• 10/2/2007
  • web-based article
  • Darcy De Leon
  • CancerWise.org

Vaccination Encouraged in Boys If Warranted

A link between throat cancer, oral sex and the sexually transmitted human papillomavirus (HPV) has prompted researchers to encourage vaccination of boys with the HPV virus if ongoing studies deem it safe and effective in preventing viral infection, according to a review article published in the Oct. 1 issue of the journal Cancer.

Significance

The recommendation for HPV vaccination in boys is one of the first to be publicly made by oncologists from a national cancer center.

Erich Sturgis, M.D.M. D. Anderson’s Erich Sturgis, M.D., an associate professor in the Department of Head and Neck Surgery, and Paul Cinciripini, Ph.D., a professor in the Department of Behavioral Science, wrote the review.

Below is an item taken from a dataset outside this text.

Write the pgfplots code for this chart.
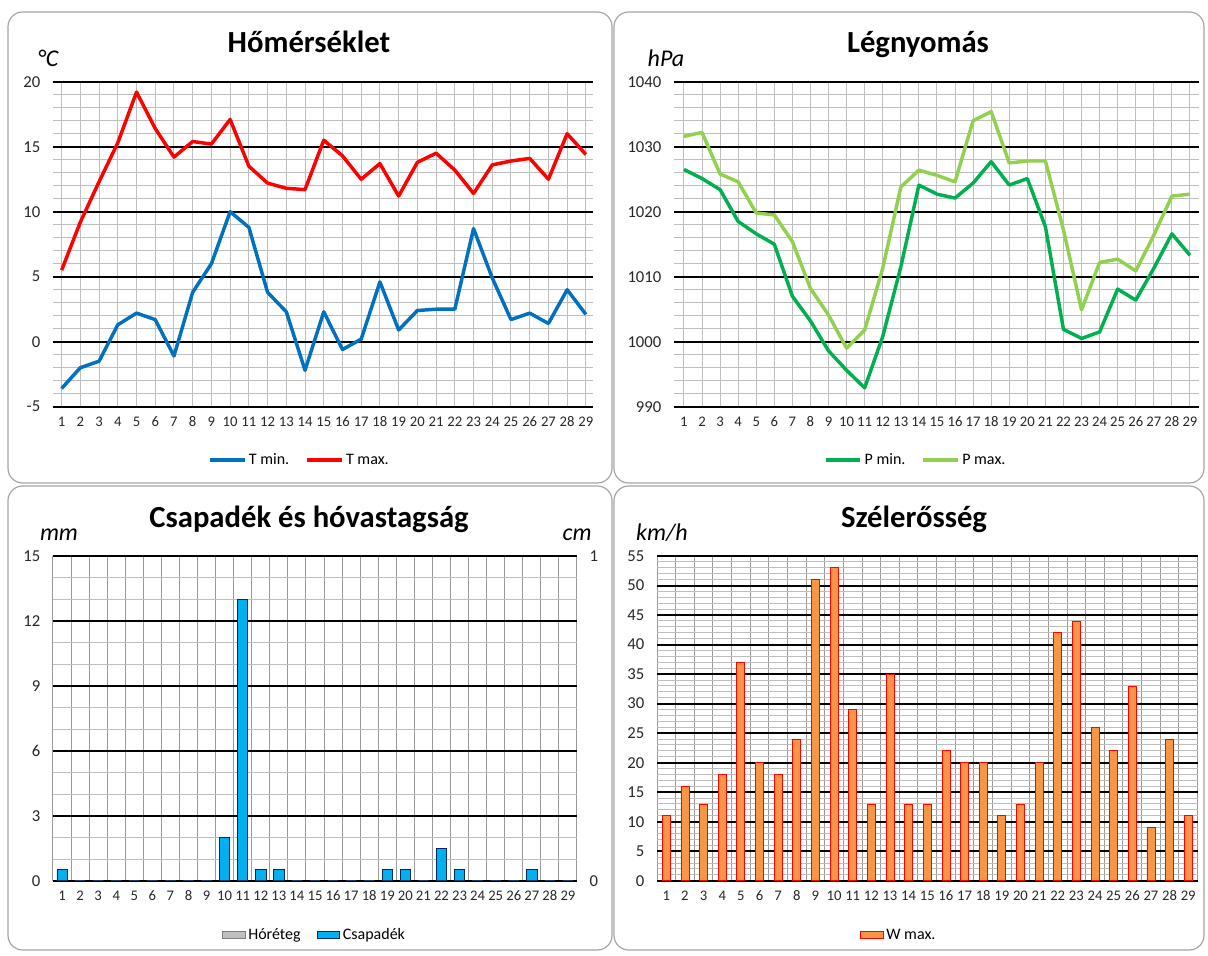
\documentclass[border=0pt]{standalone}
\usepackage{pgfplots}
\pgfplotsset{compat=1.18}
\usepackage{pgfplotstable}
\usepackage{fontspec}
\setmainfont{Carlito}

\definecolor{tminc}{RGB}{0,112,192}
\definecolor{tmaxc}{RGB}{255,0,0}
\definecolor{pminc}{RGB}{0,176,80}
\definecolor{pmaxc}{RGB}{146,208,80}
\definecolor{precc}{RGB}{0,176,240}
\definecolor{precb}{RGB}{0,40,100}
\definecolor{windc}{RGB}{247,150,70}
\definecolor{windb}{RGB}{255,0,0}
\definecolor{snowc}{RGB}{191,191,191}
\definecolor{gridg}{RGB}{190,190,190}
\definecolor{frameg}{RGB}{165,165,165}

\pgfplotstableread{
day tmin tmax pmin pmax prec wind snow
1 -3.6 5.5 1026.5 1031.6 0.5 11 0
2 -2.0 9.2 1025.1 1032.2 0 16 0
3 -1.5 12.3 1023.4 1025.8 0 13 0
4 1.3 15.3 1018.5 1024.6 0 18 0
5 2.2 19.2 1016.6 1019.8 0 37 0
6 1.7 16.4 1015.0 1019.5 0 20 0
7 -1.1 14.2 1007.0 1015.4 0 18 0
8 3.8 15.4 1003.2 1008.2 0 24 0
9 6.0 15.2 998.6 1004.1 0 51 0
10 10.0 17.1 995.6 999.0 2 53 0
11 8.8 13.5 992.9 1001.8 13 29 0
12 3.8 12.2 1000.8 1011.3 0.5 13 0
13 2.3 11.8 1011.5 1023.8 0.5 35 0
14 -2.2 11.7 1024.1 1026.4 0 13 0
15 2.3 15.5 1022.7 1025.6 0 13 0
16 -0.6 14.3 1022.1 1024.6 0 22 0
17 0.2 12.5 1024.4 1034.0 0 20 0
18 4.6 13.7 1027.7 1035.4 0 20 0
19 0.9 11.2 1024.1 1027.5 0.5 11 0
20 2.4 13.8 1025.1 1027.8 0.5 13 0
21 2.5 14.5 1017.7 1027.8 0 20 0
22 2.5 13.2 1001.9 1017.2 1.5 42 0
23 8.7 11.4 1000.5 1004.9 0.5 44 0
24 4.9 13.6 1001.5 1012.2 0 26 0
25 1.7 13.9 1008.1 1012.7 0 22 0
26 2.2 14.1 1006.4 1010.9 0 33 0
27 1.4 12.5 1011.3 1016.4 0.5 9 0
28 4.0 16.0 1016.6 1022.4 0 24 0
29 2.1 14.4 1013.3 1022.7 0 11 0
}\data

\pgfplotsset{
  base/.style={
    scale only axis,
    axis line style={draw=none},
    major tick length=0pt, minor tick length=0pt,
    tick style={draw=none},
    ymajorgrids, yminorgrids,
    major y grid style={black, line width=1.5pt},
    minor y grid style={gridg, line width=0.75pt},
    yticklabel style={font=\fontsize{12.5}{13}\selectfont, text=black!85},
    xticklabel style={font=\fontsize{11}{12}\selectfont, text=black!85},
    /pgf/number format/assume math mode=true,
    /pgf/number format/1000 sep={},
    xticklabel shift=4pt, yticklabel shift=6pt,
    xtick={1,...,29},
    clip=false,
    legend cell align=left,
    legend style={draw=none, fill=none, font=\fontsize{12}{13}\selectfont,
      legend columns=2, anchor=center,
      /tikz/every even column/.append style={column sep=10pt}},
  },
  linechart/.style={
    base,
    xmajorgrids,
    major x grid style={gridg, line width=0.75pt},
    legend image code/.code={\draw[##1] (0pt,0pt) -- (26pt,0pt);},
  },
  barchart/.style={
    base,
    xmin=0.5, xmax=29.5,
    minor xtick={0.5,1.5,...,29.5},
    xminorgrids,
    minor x grid style={black!40, line width=0.75pt},
  },
}

\begin{document}
\begin{tikzpicture}
\useasboundingbox (0,0) rectangle (906pt,-717pt);

\begin{scope}[x=0.75pt, y=-0.75pt]
  \draw[frameg, line width=0.9pt, rounded corners=11pt] (8,12) rectangle (612,483);
  \draw[frameg, line width=0.9pt, rounded corners=11pt] (614,12) rectangle (1204,483);
  \draw[frameg, line width=0.9pt, rounded corners=11pt] (8,486) rectangle (612,950);
  \draw[frameg, line width=0.9pt, rounded corners=11pt] (614,486) rectangle (1204,950);
  \node[anchor=base, font=\fontsize{23}{25}\selectfont\bfseries] at (309,53) {Hőmérséklet};
  \node[anchor=base, font=\fontsize{23}{25}\selectfont\bfseries] at (918,53) {Légnyomás};
  \node[anchor=base, font=\fontsize{23}{25}\selectfont\bfseries] at (309,527) {Csapadék és hóvastagság};
  \node[anchor=base, font=\fontsize{23}{25}\selectfont\bfseries] at (914,527) {Szélerősség};
  \node[anchor=base, font=\fontsize{18}{20}\selectfont\itshape] at (48,67) {°C};
  \node[anchor=base, font=\fontsize{18}{20}\selectfont\itshape] at (666,67) {hPa};
  \node[anchor=base, font=\fontsize{18}{20}\selectfont\itshape] at (59,540) {mm};
  \node[anchor=base, font=\fontsize{18}{20}\selectfont\itshape] at (577,540) {cm};
  \node[anchor=base, font=\fontsize{18}{20}\selectfont\itshape] at (662,540) {km/h};
\end{scope}

% Temperature
\begin{axis}[linechart,
  at={(39.75pt,-305.03pt)}, anchor=south west,
  width=405pt, height=243.75pt,
  xmin=0.54, xmax=29.38, ymin=-5, ymax=20,
  ytick={-5,0,...,20}, minor y tick num=4,
  legend style={at={(0.457,-0.164)}},
]
\addplot[tminc, line width=2.6pt, line join=round] table[x=day, y=tmin] {\data};
\addlegendentry{T min.}
\addplot[tmaxc, line width=2.6pt, line join=round] table[x=day, y=tmax] {\data};
\addlegendentry{T max.}
\end{axis}

% Pressure
\begin{axis}[linechart,
  at={(505.5pt,-305.03pt)}, anchor=south west,
  width=393.75pt, height=243.75pt,
  xmin=0.45, xmax=29.5, ymin=990, ymax=1040,
  ytick={990,1000,...,1040}, minor y tick num=4,
  legend style={at={(0.461,-0.164)}},
]
\addplot[pminc, line width=2.6pt, line join=round] table[x=day, y=pmin] {\data};
\addlegendentry{P min.}
\addplot[pmaxc, line width=2.6pt, line join=round] table[x=day, y=pmax] {\data};
\addlegendentry{P max.}
\end{axis}

% Precipitation
\begin{axis}[barchart,
  at={(39.75pt,-660.53pt)}, anchor=south west,
  width=393pt, height=243.5pt,
  ymin=0, ymax=15,
  ytick={0,3,...,15}, minor y tick num=2,
  legend style={at={(0.5,-0.167)}},
]
\addlegendimage{area legend, fill=snowc, draw=black!50}
\addlegendentry{Hóréteg}
\addplot[ybar, bar width=7.7pt, fill=precc, draw=precb, line width=0.6pt, area legend] table[x=day, y=prec] {\data};
\addlegendentry{Csapadék}
\end{axis}
\begin{axis}[
  at={(39.75pt,-660.53pt)}, anchor=south west,
  scale only axis, width=393pt, height=243.5pt,
  xmin=0.5, xmax=29.5, ymin=0, ymax=1,
  axis y line*=right, axis x line=none,
  axis line style={draw=none},
  major tick length=0pt, tick style={draw=none},
  ytick={0,1},
  yticklabel shift=6pt,
  ticklabel style={font=\fontsize{12.5}{13}\selectfont, text=black!85},
  /pgf/number format/assume math mode=true,
]
\addplot[ybar, bar width=7.7pt, fill=snowc, draw=none] table[x=day, y=snow] {\data};
\end{axis}

% Wind
\begin{axis}[barchart,
  at={(492.75pt,-660.53pt)}, anchor=south west,
  width=405.4pt, height=243.5pt,
  ymin=0, ymax=55,
  ytick={0,5,...,55}, minor y tick num=4,
  legend style={at={(0.448,-0.167)}},
]
\addplot[ybar, bar width=6pt, fill=windc, draw=windb, line width=0.6pt, area legend] table[x=day, y=wind] {\data};
\addlegendentry{W max.}
\end{axis}
\end{tikzpicture}
\end{document}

“We encourage the rapid study of the efficacy and safety of these vaccines in males and, if successful, the recommendation of vaccination in young adult and adolescent males,” they write in the report.

Research methods

Sturgis and Cinciripini analyzed the most recent data containing head and neck cancer trends in the United States and reported the connection between throat cancer and HPV.

Primary results

Their review shows that a decline in smoking over the last 20 years (due to increased efforts to raise public awareness about the effects of tobacco use) has led to a decline in most head and neck cancers, except throat cancer. Also known as cancer of the oropharynx, throat cancer includes cancers of the tonsils, base of the tongue and soft palate, and side and back of the throat.

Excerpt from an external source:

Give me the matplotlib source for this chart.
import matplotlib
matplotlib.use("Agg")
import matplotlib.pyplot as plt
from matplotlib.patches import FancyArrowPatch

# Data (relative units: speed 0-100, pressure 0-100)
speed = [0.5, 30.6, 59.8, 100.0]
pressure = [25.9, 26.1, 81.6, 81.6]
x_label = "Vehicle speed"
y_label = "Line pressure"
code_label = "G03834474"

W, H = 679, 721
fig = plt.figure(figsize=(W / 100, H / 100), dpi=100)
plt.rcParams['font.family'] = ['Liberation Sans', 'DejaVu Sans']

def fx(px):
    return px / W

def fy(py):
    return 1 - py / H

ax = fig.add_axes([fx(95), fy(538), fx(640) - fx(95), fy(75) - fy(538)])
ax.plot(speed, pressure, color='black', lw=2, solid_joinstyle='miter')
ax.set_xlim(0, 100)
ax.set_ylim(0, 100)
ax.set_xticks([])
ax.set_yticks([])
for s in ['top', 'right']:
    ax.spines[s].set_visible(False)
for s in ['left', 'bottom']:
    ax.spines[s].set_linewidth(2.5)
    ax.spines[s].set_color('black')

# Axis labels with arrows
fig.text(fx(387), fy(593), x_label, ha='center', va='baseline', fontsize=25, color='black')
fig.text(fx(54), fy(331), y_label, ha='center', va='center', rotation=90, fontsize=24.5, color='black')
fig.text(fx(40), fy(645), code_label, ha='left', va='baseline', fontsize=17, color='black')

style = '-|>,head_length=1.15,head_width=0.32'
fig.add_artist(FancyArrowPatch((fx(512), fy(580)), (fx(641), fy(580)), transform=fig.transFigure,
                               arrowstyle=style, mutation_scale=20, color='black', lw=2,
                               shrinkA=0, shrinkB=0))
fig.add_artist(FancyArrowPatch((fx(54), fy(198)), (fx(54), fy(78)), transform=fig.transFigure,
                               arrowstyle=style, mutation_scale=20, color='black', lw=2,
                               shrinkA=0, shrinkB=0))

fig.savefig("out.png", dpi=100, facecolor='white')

They attribute the steady throat cancer statistics to the HPV virus (specifically HPV-16), which can be transmitted through oral sex.

HPV-16 also causes cervical cancer, but researchers state that cervical cancer has been in decline in the United States (probably because of cervical screening, which results in the successful treatment of pre-malignant cervical lesions). There is no current treatment for similar pre-malignant lesions in throat cancer.

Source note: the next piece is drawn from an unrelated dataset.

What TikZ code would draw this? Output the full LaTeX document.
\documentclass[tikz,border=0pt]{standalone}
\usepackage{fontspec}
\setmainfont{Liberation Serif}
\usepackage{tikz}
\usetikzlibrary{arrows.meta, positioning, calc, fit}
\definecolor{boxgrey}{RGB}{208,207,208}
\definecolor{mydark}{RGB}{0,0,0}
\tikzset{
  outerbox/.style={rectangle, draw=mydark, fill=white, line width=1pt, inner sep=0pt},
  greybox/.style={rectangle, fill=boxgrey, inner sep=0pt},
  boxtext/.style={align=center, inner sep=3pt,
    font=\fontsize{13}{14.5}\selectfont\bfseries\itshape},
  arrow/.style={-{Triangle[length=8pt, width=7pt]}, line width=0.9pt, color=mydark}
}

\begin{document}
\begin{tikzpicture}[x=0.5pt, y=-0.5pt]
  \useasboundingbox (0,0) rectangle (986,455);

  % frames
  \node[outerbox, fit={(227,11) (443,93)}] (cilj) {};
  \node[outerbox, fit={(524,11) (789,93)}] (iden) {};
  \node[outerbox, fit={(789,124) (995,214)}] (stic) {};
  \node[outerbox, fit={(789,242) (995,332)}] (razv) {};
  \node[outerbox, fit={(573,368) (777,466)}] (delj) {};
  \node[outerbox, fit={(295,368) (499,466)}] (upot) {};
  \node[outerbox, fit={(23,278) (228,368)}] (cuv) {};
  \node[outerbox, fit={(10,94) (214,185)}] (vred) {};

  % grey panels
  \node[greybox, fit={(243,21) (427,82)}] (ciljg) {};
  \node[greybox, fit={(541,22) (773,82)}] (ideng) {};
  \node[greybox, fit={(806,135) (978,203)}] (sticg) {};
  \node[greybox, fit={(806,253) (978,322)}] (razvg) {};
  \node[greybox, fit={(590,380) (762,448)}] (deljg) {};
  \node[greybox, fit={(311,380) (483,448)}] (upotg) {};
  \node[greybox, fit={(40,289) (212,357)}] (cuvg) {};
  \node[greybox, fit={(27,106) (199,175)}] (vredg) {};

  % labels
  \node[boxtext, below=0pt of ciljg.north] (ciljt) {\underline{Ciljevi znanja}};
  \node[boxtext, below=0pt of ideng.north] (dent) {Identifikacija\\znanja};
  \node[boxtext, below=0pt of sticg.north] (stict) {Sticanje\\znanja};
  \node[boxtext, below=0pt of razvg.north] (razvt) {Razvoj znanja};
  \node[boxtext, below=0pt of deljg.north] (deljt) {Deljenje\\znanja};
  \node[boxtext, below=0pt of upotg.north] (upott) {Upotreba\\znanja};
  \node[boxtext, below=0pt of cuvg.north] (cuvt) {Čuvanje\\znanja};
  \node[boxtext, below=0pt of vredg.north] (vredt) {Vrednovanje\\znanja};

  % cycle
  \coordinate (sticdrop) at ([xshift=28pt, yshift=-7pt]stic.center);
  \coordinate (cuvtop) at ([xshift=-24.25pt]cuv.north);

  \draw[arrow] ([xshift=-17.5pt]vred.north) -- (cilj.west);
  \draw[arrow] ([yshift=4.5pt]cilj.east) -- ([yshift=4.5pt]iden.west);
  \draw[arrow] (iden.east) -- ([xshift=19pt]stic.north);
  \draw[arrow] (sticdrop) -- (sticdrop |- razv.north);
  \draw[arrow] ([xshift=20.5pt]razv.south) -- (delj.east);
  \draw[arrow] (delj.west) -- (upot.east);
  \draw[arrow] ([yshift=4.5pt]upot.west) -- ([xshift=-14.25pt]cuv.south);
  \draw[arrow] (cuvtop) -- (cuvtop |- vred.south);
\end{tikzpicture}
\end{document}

“Although speculative, more widespread use of condoms also could have contributed to the decline in the incident rates of cervical cancer, but changing sexual practices, such as more frequent oral sex among adolescents and young adults, could contribute to an increase in oncogenic HPV-associated oropharyngeal cancers,” the report states.

Background

The U.S. Food and Drug Administration recently approved a vaccine against HPV-16 and HPV-18 for adolescent girls and young women. Studies for the vaccine in young men and boys are ongoing.

What’s next?

The researchers say that with time, the effects of the vaccine in young women and girls should result in a lower prevalence of HPV as well as throat cancer, but that is not enough. “To hasten the reduction of HPV-16 prevalence in the population, widespread vaccination of adolescent and young adult males should also be considered,” they write.